## TASK DETAILS
Only the lines from the top of the listing below to the line that has "6.09, 6.26, 6.52]" should be echoed, with both ends kept and pictures left out.

►

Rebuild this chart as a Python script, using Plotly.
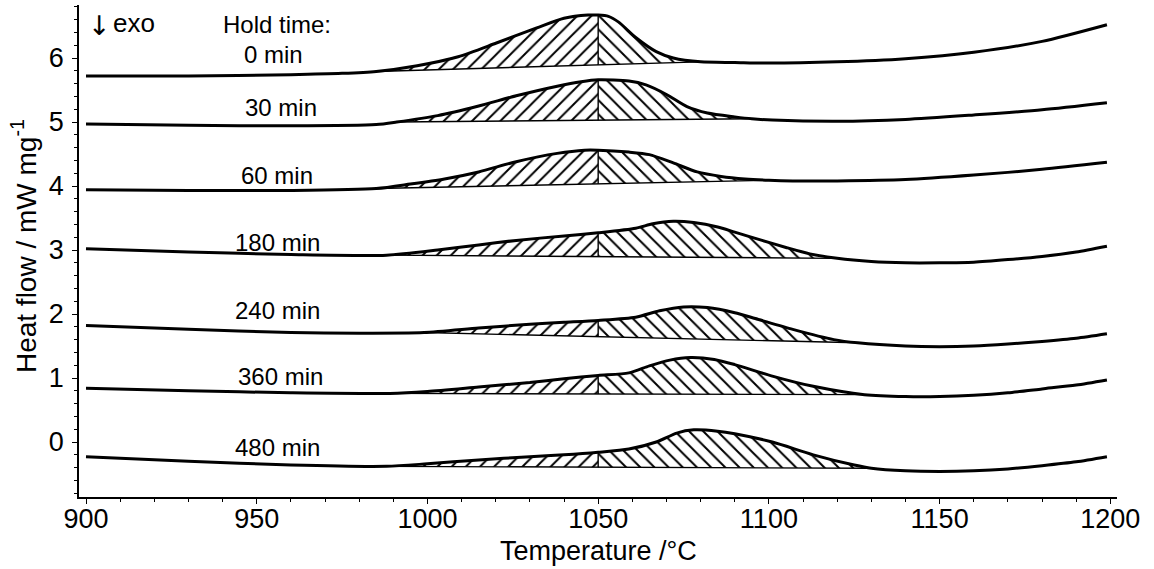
import plotly.graph_objects as go

# ---------------- data ----------------
hold_labels = ["0 min", "30 min", "60 min", "180 min", "240 min", "360 min", "480 min"]

t_0 = [900, 930, 960, 975, 985, 997, 1009, 1020, 1032, 1040, 1047, 1050, 1053, 1056, 1061, 1067, 1072, 1080, 1090, 1100, 1120, 1140, 1160, 1180, 1199]
hf_0 = [5.72, 5.72, 5.74, 5.76, 5.79, 5.88, 6.02, 6.23, 6.47, 6.62, 6.67, 6.67, 6.65, 6.56, 6.32, 6.10, 6.00, 5.94, 5.93, 5.92, 5.94, 5.99, 6.09, 6.26, 6.52]

t_30 = [900, 930, 960, 985, 991, 1003, 1015, 1026, 1038, 1045, 1050, 1059, 1064, 1070, 1076, 1082, 1090, 1095, 1101, 1120, 1140, 1160, 1180, 1199]
hf_30 = [4.97, 4.95, 4.94, 4.96, 5.00, 5.10, 5.25, 5.41, 5.56, 5.63, 5.66, 5.64, 5.58, 5.43, 5.24, 5.14, 5.08, 5.05, 5.03, 5.01, 5.04, 5.11, 5.19, 5.30]

t_60 = [900, 930, 960, 985, 995, 1005, 1015, 1026, 1038, 1046, 1050, 1059, 1065, 1072, 1079, 1086, 1093, 1100, 1107, 1120, 1140, 1160, 1180, 1199]
hf_60 = [3.94, 3.93, 3.93, 3.96, 4.03, 4.11, 4.22, 4.38, 4.51, 4.56, 4.56, 4.53, 4.49, 4.36, 4.22, 4.15, 4.11, 4.09, 4.08, 4.08, 4.10, 4.17, 4.26, 4.37]

t_180 = [900, 930, 960, 988, 1003, 1015, 1026, 1040, 1050, 1061, 1066, 1072, 1078, 1085, 1090, 1098, 1105, 1112, 1120, 1130, 1140, 1150, 1160, 1170, 1180, 1190, 1199]
hf_180 = [3.02, 2.97, 2.93, 2.92, 3.00, 3.08, 3.15, 3.22, 3.27, 3.34, 3.41, 3.45, 3.43, 3.36, 3.28, 3.15, 3.04, 2.94, 2.87, 2.82, 2.80, 2.80, 2.81, 2.85, 2.90, 2.97, 3.06]

t_240 = [900, 930, 960, 980, 999, 1015, 1030, 1040, 1050, 1061, 1068, 1075, 1082, 1090, 1096, 1107, 1119, 1126, 1140, 1150, 1160, 1170, 1180, 1190, 1199]
hf_240 = [1.82, 1.76, 1.71, 1.70, 1.71, 1.78, 1.84, 1.87, 1.90, 1.95, 2.05, 2.11, 2.10, 2.02, 1.93, 1.76, 1.60, 1.55, 1.50, 1.49, 1.50, 1.53, 1.57, 1.62, 1.69]

t_360 = [900, 930, 960, 989, 1000, 1015, 1030, 1040, 1050, 1059, 1065, 1071, 1077, 1084, 1090, 1101, 1113, 1128, 1140, 1150, 1160, 1170, 1180, 1190, 1199]
hf_360 = [0.84, 0.80, 0.77, 0.76, 0.79, 0.86, 0.93, 0.99, 1.04, 1.08, 1.19, 1.28, 1.32, 1.29, 1.21, 1.03, 0.87, 0.74, 0.71, 0.71, 0.73, 0.77, 0.83, 0.89, 0.97]

t_480 = [900, 930, 960, 988, 1000, 1015, 1030, 1040, 1050, 1059, 1067, 1073, 1078, 1085, 1090, 1101, 1113, 1125, 1130, 1140, 1150, 1160, 1170, 1180, 1190, 1199]
hf_480 = [-0.23, -0.30, -0.36, -0.38, -0.34, -0.28, -0.23, -0.20, -0.16, -0.11, 0.00, 0.14, 0.19, 0.17, 0.13, 0.00, -0.20, -0.36, -0.41, -0.45, -0.46, -0.45, -0.42, -0.37, -0.31, -0.23]

# integration limits (temperatures where the straight baseline meets the curve)
onset_t = [985, 991, 985, 988, 999, 989, 988]
end_t = [1080, 1095, 1100, 1120, 1126, 1128, 1130]
split_t = 1050

# label anchor positions (temperature, heat flow)
label_x = [955, 957, 956, 956, 956, 957, 956]
label_y = [6.06, 5.23, 4.17, 3.11, 2.05, 1.03, -0.09]

curves = [(t_0, hf_0), (t_30, hf_30), (t_60, hf_60), (t_180, hf_180),
          (t_240, hf_240), (t_360, hf_360), (t_480, hf_480)]

FONT = "Liberation Sans, Arial, sans-serif"

fig = go.Figure()

for (ts, hs), t_on, t_end in zip(curves, onset_t, end_t):
    y_on = hs[ts.index(t_on)]
    y_end = hs[ts.index(t_end)]

    def base(t):
        return y_on + (t - t_on) * (y_end - y_on) / (t_end - t_on)

    y_split = hs[ts.index(split_t)]
    # left part (hatched "/")
    lx = [t for t in ts if t_on <= t <= split_t]
    ly = [h for t, h in zip(ts, hs) if t_on <= t <= split_t]
    fig.add_trace(go.Scatter(
        x=lx + [split_t, t_on], y=ly + [base(split_t), y_on],
        mode="lines", fill="toself", line=dict(width=0, color="rgba(0,0,0,0)"),
        fillcolor="white",
        fillpattern=dict(shape="/", fgcolor="black", bgcolor="white", size=10,
                         solidity=0.2, fgopacity=1),
        hoverinfo="skip", showlegend=False))
    # right part (hatched "\")
    rx = [t for t in ts if split_t <= t <= t_end]
    ry = [h for t, h in zip(ts, hs) if split_t <= t <= t_end]
    fig.add_trace(go.Scatter(
        x=rx + [t_end, split_t], y=ry + [y_end, base(split_t)],
        mode="lines", fill="toself", line=dict(width=0, color="rgba(0,0,0,0)"),
        fillcolor="white",
        fillpattern=dict(shape="\\", fgcolor="black", bgcolor="white", size=10,
                         solidity=0.2, fgopacity=1),
        hoverinfo="skip", showlegend=False))
    # baseline
    fig.add_trace(go.Scatter(x=[t_on, t_end], y=[y_on, y_end], mode="lines",
                             line=dict(color="black", width=1.4),
                             hoverinfo="skip", showlegend=False))
    # split line at 1050 °C
    fig.add_trace(go.Scatter(x=[split_t, split_t], y=[base(split_t), y_split], mode="lines",
                             line=dict(color="black", width=1.4),
                             hoverinfo="skip", showlegend=False))
    # DSC curve
    fig.add_trace(go.Scatter(x=ts, y=hs, mode="lines",
                             line=dict(color="black", width=3, shape="spline", smoothing=0.7),
                             showlegend=False))

annotations = []
for lab, lx_, ly_ in zip(hold_labels, label_x, label_y):
    annotations.append(dict(x=lx_, y=ly_, xref="x", yref="y", text=lab, showarrow=False,
                            xanchor="center", yanchor="middle",
                            font=dict(family=FONT, size=24, color="black")))
annotations.append(dict(x=956, y=6.53, xref="x", yref="y", text="Hold time:", showarrow=False,
                        xanchor="center", yanchor="middle",
                        font=dict(family=FONT, size=24, color="black")))
annotations.append(dict(x=900.0, y=6.5, xref="x", yref="y", text="\u2193", showarrow=False,
                        xanchor="left", yanchor="middle",
                        font=dict(family="DejaVu Sans", size=27, color="black")))
annotations.append(dict(x=907.2, y=6.55, xref="x", yref="y", text="exo", showarrow=False,
                        xanchor="left", yanchor="middle",
                        font=dict(family=FONT, size=26, color="black")))
annotations.append(dict(x=0.5, y=-0.109, xref="paper", yref="paper", text="Temperature /°C",
                        showarrow=False, xanchor="center", yanchor="middle",
                        font=dict(family=FONT, size=27, color="black")))
annotations.append(dict(x=-0.053, y=0.51, xref="paper", yref="paper",
                        text="Heat flow / mW mg<sup>-1</sup>", textangle=-90,
                        showarrow=False, xanchor="center", yanchor="middle",
                        font=dict(family=FONT, size=28, color="black")))

fig.update_layout(
    width=1154, height=569,
    margin=dict(l=79, r=37, t=5, b=72),
    paper_bgcolor="white", plot_bgcolor="white",
    annotations=annotations,
    xaxis=dict(range=[897.95, 1201.95], tickvals=[900, 950, 1000, 1050, 1100, 1150, 1200],
               ticks="outside", ticklen=5, tickwidth=1.3, tickcolor="black",
               showline=True, linecolor="black", linewidth=1.5, showgrid=False, zeroline=False,
               minor=dict(tick0=900, dtick=10, ticks="outside", ticklen=3, tickwidth=1, tickcolor="black"),
               tickfont=dict(family=FONT, size=27, color="black"), ticklabelstandoff=-8),
    yaxis=dict(range=[-0.859, 6.828], tickvals=[0, 1, 2, 3, 4, 5, 6],
               ticks="outside", ticklen=5, tickwidth=1.3, tickcolor="black",
               showline=True, linecolor="black", linewidth=1.5, showgrid=False, zeroline=False,
               minor=dict(tick0=0, dtick=0.2, ticks="outside", ticklen=3, tickwidth=1, tickcolor="black"),
               tickfont=dict(family=FONT, size=27, color="black"), ticklabelstandoff=3),
)

fig.write_html("out.html")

◄

## SOLUTION
Rebuild this chart as a Python script, using Plotly.
import plotly.graph_objects as go

# ---------------- data ----------------
hold_labels = ["0 min", "30 min", "60 min", "180 min", "240 min", "360 min", "480 min"]

t_0 = [900, 930, 960, 975, 985, 997, 1009, 1020, 1032, 1040, 1047, 1050, 1053, 1056, 1061, 1067, 1072, 1080, 1090, 1100, 1120, 1140, 1160, 1180, 1199]
hf_0 = [5.72, 5.72, 5.74, 5.76, 5.79, 5.88, 6.02, 6.23, 6.47, 6.62, 6.67, 6.67, 6.65, 6.56, 6.32, 6.10, 6.00, 5.94, 5.93, 5.92, 5.94, 5.99, 6.09, 6.26, 6.52]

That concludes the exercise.